Les régions frontalières avec l'Italie, l'Espagne et l'Allemagne ne devraient pas non plus apprécier. Aujourd'hui, tous cycles confondus, 43,8 % des élèves alsaciens apprennent l'allemand, et 50,2 % l'anglais. « Et que vont devenir les langues régionales, comme le corse ou le breton ? », s'interroge Jacques Legendre, sénateur UMP du Nord. Auteur d'un rapport en 2003 sur « L'enseignement des langues étrangères », ce proche du chef de l'État, dont il était un collaborateur à la Mairie de Paris, estime qu'« il est légitime d'inclure une langue étrangère dans le socle commun de compétences. Mais pas l'anglais. Idéalement, il faudrait d'ailleurs mieux commencer par apprendre une autre langue, car toute une série de facteurs poussent de toute façon à l'apprentissage de l'anglais ». Claude Hagège, professeur au Collège de France aurait ainsi souhaité une loi pour interdire l'apprentissage de l'anglais en primaire.

 

« OBJET NON IDENTIFIÉ »

Les syndicats d'enseignants se soucient également de la diversification des langues. Le SNES, majoritaire dans le second degré, est, pour cela, fermement opposé à la proposition. Le Snuipp, majoritaire dans le premier degré, est plus ouvert : « L'anglais obligatoire, ça s'impose. Mais doit-il l'être dès le primaire ? En première langue vivante ? »
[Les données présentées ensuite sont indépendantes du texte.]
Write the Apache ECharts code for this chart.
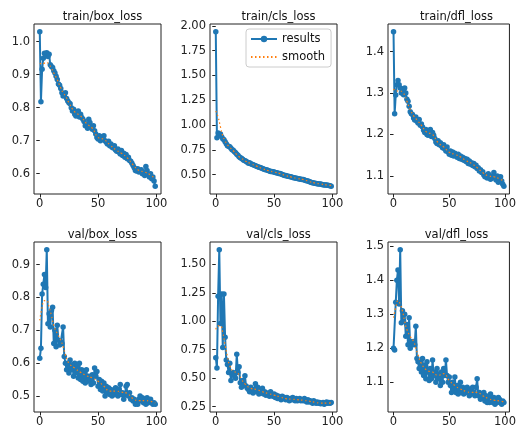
<!DOCTYPE html>
<html><head><meta charset="utf-8">
<script src="https://cdn.jsdelivr.net/npm/echarts@6/dist/echarts.min.js"></script>
<style>html,body{margin:0;padding:0;background:#fff}#c{width:519px;height:428px}</style>
</head><body><div id="c"></div>
<script>
const titles = ["train/box_loss","train/cls_loss","train/dfl_loss","val/box_loss","val/cls_loss","val/dfl_loss"];
const xTicks = [0,50,100];
const yTicks = [
  [0.6,0.7,0.8,0.9,1.0],
  [0.5,0.75,1.0,1.25,1.5,1.75,2.0],
  [1.1,1.2,1.3,1.4],
  [0.5,0.6,0.7,0.8,0.9],
  [0.25,0.5,0.75,1.0,1.25,1.5],
  [1.1,1.2,1.3,1.4,1.5]
];
const yDecimals = [1,2,1,1,2,1];

const trainBox = [1.030,0.818,0.916,0.950,0.965,0.960,0.966,0.955,0.962,0.930,0.925,0.922,0.912,0.905,0.895,0.885,0.872,0.868,0.858,0.845,0.835,0.838,0.845,0.828,0.820,0.815,0.812,0.800,0.790,0.795,0.780,0.775,0.785,0.790,0.772,0.780,0.770,0.765,0.758,0.745,0.750,0.738,0.765,0.755,0.742,0.735,0.745,0.730,0.720,0.710,0.705,0.715,0.700,0.712,0.705,0.715,0.700,0.695,0.690,0.698,0.685,0.690,0.680,0.678,0.685,0.672,0.668,0.675,0.665,0.660,0.670,0.655,0.662,0.650,0.658,0.645,0.650,0.640,0.638,0.632,0.625,0.618,0.610,0.608,0.615,0.605,0.610,0.612,0.600,0.605,0.595,0.622,0.610,0.598,0.590,0.600,0.585,0.590,0.578,0.562];
const trainCls = [1.94,0.87,0.92,0.90,0.91,0.88,0.86,0.85,0.83,0.81,0.79,0.785,0.78,0.765,0.75,0.745,0.73,0.72,0.705,0.695,0.68,0.67,0.665,0.655,0.645,0.64,0.635,0.625,0.615,0.62,0.61,0.605,0.60,0.595,0.59,0.585,0.58,0.575,0.57,0.565,0.56,0.555,0.55,0.548,0.545,0.54,0.535,0.532,0.53,0.528,0.525,0.52,0.518,0.515,0.51,0.51,0.505,0.50,0.495,0.49,0.49,0.485,0.482,0.48,0.478,0.475,0.47,0.468,0.465,0.462,0.46,0.458,0.455,0.452,0.45,0.45,0.445,0.44,0.438,0.435,0.43,0.425,0.42,0.418,0.415,0.412,0.41,0.408,0.406,0.404,0.405,0.40,0.398,0.396,0.395,0.394,0.392,0.39,0.388,0.382];
const trainDfl = [1.448,1.250,1.295,1.320,1.330,1.320,1.312,1.300,1.310,1.296,1.312,1.300,1.285,1.280,1.268,1.255,1.250,1.248,1.240,1.235,1.242,1.232,1.228,1.236,1.222,1.225,1.218,1.210,1.205,1.212,1.200,1.198,1.205,1.212,1.195,1.205,1.198,1.190,1.182,1.178,1.185,1.175,1.180,1.172,1.168,1.175,1.165,1.160,1.170,1.158,1.152,1.160,1.150,1.158,1.148,1.155,1.150,1.145,1.152,1.142,1.148,1.140,1.145,1.138,1.142,1.135,1.140,1.130,1.136,1.128,1.132,1.125,1.130,1.122,1.126,1.118,1.120,1.112,1.115,1.108,1.110,1.102,1.098,1.100,1.095,1.105,1.098,1.092,1.100,1.095,1.108,1.098,1.090,1.100,1.085,1.095,1.098,1.088,1.080,1.075];
const valBox = [0.615,0.645,0.81,0.84,0.87,0.83,0.945,0.72,0.75,0.71,0.76,0.77,0.66,0.70,0.65,0.715,0.67,0.655,0.665,0.66,0.71,0.62,0.60,0.58,0.60,0.57,0.61,0.58,0.595,0.56,0.60,0.57,0.59,0.555,0.60,0.55,0.58,0.545,0.575,0.54,0.58,0.545,0.56,0.55,0.535,0.565,0.54,0.585,0.56,0.575,0.53,0.55,0.52,0.545,0.515,0.54,0.50,0.53,0.51,0.525,0.505,0.52,0.50,0.515,0.505,0.525,0.51,0.50,0.52,0.535,0.505,0.51,0.49,0.505,0.53,0.535,0.50,0.51,0.49,0.495,0.485,0.49,0.475,0.48,0.475,0.49,0.50,0.485,0.495,0.48,0.49,0.475,0.495,0.48,0.485,0.49,0.48,0.475,0.48,0.475];
const valCls = [0.68,0.59,1.22,1.63,0.98,1.24,0.77,1.24,0.86,0.66,0.62,0.55,0.63,0.48,0.53,0.55,0.52,0.50,0.71,0.55,0.60,0.46,0.42,0.48,0.44,0.52,0.43,0.41,0.40,0.38,0.42,0.39,0.37,0.40,0.45,0.38,0.42,0.36,0.40,0.37,0.41,0.36,0.38,0.35,0.37,0.36,0.34,0.38,0.35,0.34,0.36,0.33,0.35,0.32,0.34,0.33,0.31,0.34,0.32,0.33,0.31,0.33,0.32,0.30,0.32,0.31,0.33,0.31,0.30,0.32,0.30,0.31,0.32,0.30,0.31,0.30,0.32,0.30,0.29,0.31,0.29,0.30,0.29,0.28,0.30,0.29,0.28,0.29,0.28,0.285,0.275,0.28,0.285,0.27,0.28,0.29,0.28,0.285,0.28,0.285];
const valDfl = [1.20,1.195,1.335,1.40,1.43,1.33,1.49,1.275,1.31,1.28,1.30,1.235,1.27,1.21,1.29,1.20,1.22,1.21,1.22,1.21,1.265,1.17,1.16,1.14,1.16,1.13,1.17,1.12,1.15,1.11,1.16,1.13,1.105,1.14,1.11,1.165,1.12,1.13,1.10,1.14,1.11,1.125,1.09,1.13,1.10,1.14,1.12,1.165,1.12,1.10,1.115,1.09,1.07,1.10,1.08,1.115,1.07,1.09,1.065,1.08,1.10,1.07,1.085,1.065,1.08,1.07,1.085,1.07,1.06,1.08,1.065,1.085,1.07,1.06,1.085,1.11,1.06,1.07,1.05,1.065,1.055,1.07,1.045,1.06,1.04,1.055,1.04,1.065,1.045,1.04,1.055,1.035,1.05,1.04,1.055,1.05,1.04,1.035,1.045,1.04];

const smoothEpochs = [0,2,4,6,8,10,12,15,18,20,22,25,30,35,40,45,50,55,60,65,70,75,80,85,90,95,99];
const trainBoxSmooth = [0.935,0.932,0.935,0.937,0.93,0.92,0.905,0.885,0.86,0.845,0.836,0.815,0.787,0.775,0.752,0.738,0.71,0.704,0.688,0.673,0.662,0.648,0.627,0.61,0.605,0.596,0.585];
const trainClsSmooth = [1.14,1.08,0.98,0.89,0.84,0.80,0.775,0.74,0.70,0.68,0.665,0.64,0.61,0.585,0.56,0.54,0.525,0.51,0.49,0.475,0.46,0.45,0.43,0.415,0.405,0.395,0.39];
const trainDflSmooth = [1.31,1.305,1.305,1.305,1.302,1.295,1.28,1.26,1.245,1.238,1.232,1.222,1.205,1.2,1.18,1.17,1.157,1.152,1.146,1.137,1.13,1.12,1.108,1.1,1.098,1.093,1.087];
const valBoxSmooth = [0.73,0.77,0.79,0.79,0.77,0.745,0.715,0.69,0.67,0.65,0.625,0.6,0.585,0.572,0.562,0.555,0.545,0.53,0.515,0.515,0.512,0.508,0.492,0.486,0.486,0.484,0.479];
const valClsSmooth = [0.93,0.96,0.96,0.9,0.79,0.69,0.61,0.56,0.55,0.53,0.49,0.45,0.41,0.4,0.38,0.365,0.35,0.335,0.32,0.315,0.31,0.305,0.297,0.288,0.28,0.28,0.282];
const valDflSmooth = [1.29,1.32,1.34,1.33,1.31,1.28,1.255,1.235,1.22,1.2,1.18,1.155,1.135,1.13,1.12,1.125,1.105,1.09,1.08,1.073,1.07,1.07,1.06,1.052,1.047,1.045,1.042];

const results = [trainBox,trainCls,trainDfl,valBox,valCls,valDfl];
const smooths = [trainBoxSmooth,trainClsSmooth,trainDflSmooth,valBoxSmooth,valClsSmooth,valDflSmooth];

const lefts = [34,210,388];
const tops = [24,242];
const W = 127, H = 170;
const FONT = "DejaVu Sans";
const TXT = "#222";

const grids=[], xAxes=[], yAxes=[], series=[], titleList=[];
for (let k=0;k<6;k++){
  const r = Math.floor(k/3), c = k%3;
  const L = lefts[c], T = tops[r];
  grids.push({left:L, top:T, width:W, height:H, show:true, borderColor:"#222", borderWidth:1, containLabel:false});
  const data = results[k];
  const xr = data.length-1;
  xAxes.push({gridIndex:k, type:"value", min:-0.05*xr, max:xr*1.05,
    axisLine:{show:false}, splitLine:{show:false},
    axisTick:{show:true, inside:false, length:3.5, lineStyle:{color:"#222",width:1}, customValues:xTicks},
    axisLabel:{show:true, margin:4, fontFamily:FONT, fontSize:11.5, color:TXT, customValues:xTicks}});
  const mn = Math.min(...data), mx = Math.max(...data), rg = mx-mn;
  const dec = yDecimals[k];
  yAxes.push({gridIndex:k, type:"value", min:mn-0.05*rg, max:mx+0.05*rg,
    axisLine:{show:false}, splitLine:{show:false},
    axisTick:{show:true, inside:false, length:3.5, lineStyle:{color:"#222",width:1}, customValues:yTicks[k]},
    axisLabel:{show:true, margin:4, fontFamily:FONT, fontSize:11.5, color:TXT, customValues:yTicks[k], formatter:v=>Number(v).toFixed(dec)}});
  series.push({name:"results", type:"line", xAxisIndex:k, yAxisIndex:k,
    data:data.map((v,i)=>[i,v]), symbol:"circle", symbolSize:5.5, showSymbol:true,
    itemStyle:{color:"#1f77b4"}, lineStyle:{color:"#1f77b4", width:2}, animation:false, z:2});
  series.push({name:"smooth", type:"line", xAxisIndex:k, yAxisIndex:k,
    data:smoothEpochs.map((e,i)=>[e,smooths[k][i]]), symbol:"none", smooth:true,
    lineStyle:{color:"#ff7f0e", width:1.2, type:[1.5,2.5]}, itemStyle:{color:"#ff7f0e"}, animation:false, z:3});
  titleList.push({text:titles[k], left:L+W/2, top:T-18, textAlign:"center",
    textStyle:{fontFamily:FONT, fontSize:11.5, fontWeight:"normal", color:"#111"}});
}

const chart = echarts.init(document.getElementById("c"), null, {renderer:"canvas"});
chart.setOption({
  animation:false,
  backgroundColor:"#fff",
  title:titleList,
  grid:grids, xAxis:xAxes, yAxis:yAxes, series:series,
  legend:[{show:true, data:["results", {name:"smooth", itemStyle:{opacity:0}}], orient:"vertical", left:246, top:29,
    itemWidth:26, itemHeight:8, itemGap:6, padding:[4,6,4,4],
    borderColor:"#ccc", borderWidth:1, borderRadius:3, backgroundColor:"#fff",
    selectedMode:false,
    textStyle:{fontFamily:FONT, fontSize:11.5, color:"#111"}}]
});
</script></body></html>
Dans l'entourage de François Fillon, on anticipe les crispations : « Les exclus vont râler. Des professeurs de français qui trouvent qu'il n'y a pas assez d'heures pour leur matière, des professeurs d'allemand qui ont de moins en moins d'élèves... » Sans parler des anglicistes « qui ne veulent pas d'un anglais d'aéroport », y poursuit-on.

À l'inspection générale des langues vivantes, effectivement, on s'offusque de l'opposition implicite que fait Claude Thélot entre « l'anglais de communication internationale » et l'anglais littéraire ou culturel. « Il y a une déterritorialisation de l'anglais que l'école ne peut plus ignorer. Mais l'anglais de communication internationale de M. Thélot est un objet non identifié. S'agit-il de l'anglais parlé par un Slovène à un Espagnol ? C'est absurde. On a tout ce qu'il faut dans les programmes actuels pour répondre à la demande de l'anglais », s'insurge un inspecteur général, qui ne veut pas admettre que l'enseignement d'anglais, tel qu'il est délivré aujourd'hui, n'est pas efficace.

« En choisissant le terme d'« anglais de communication internationale », nous avons voulu rompre avec ce qui existe et qui ne marche pas », explique un membre de la commission, qui parle notamment de l'échec de l'apprentissage des langues vivantes au primaire. « Concrètement, l'anglais de communication internationale n'est pas défini, c'est un anglais flottant », poursuit-il. Un anglais à inventer.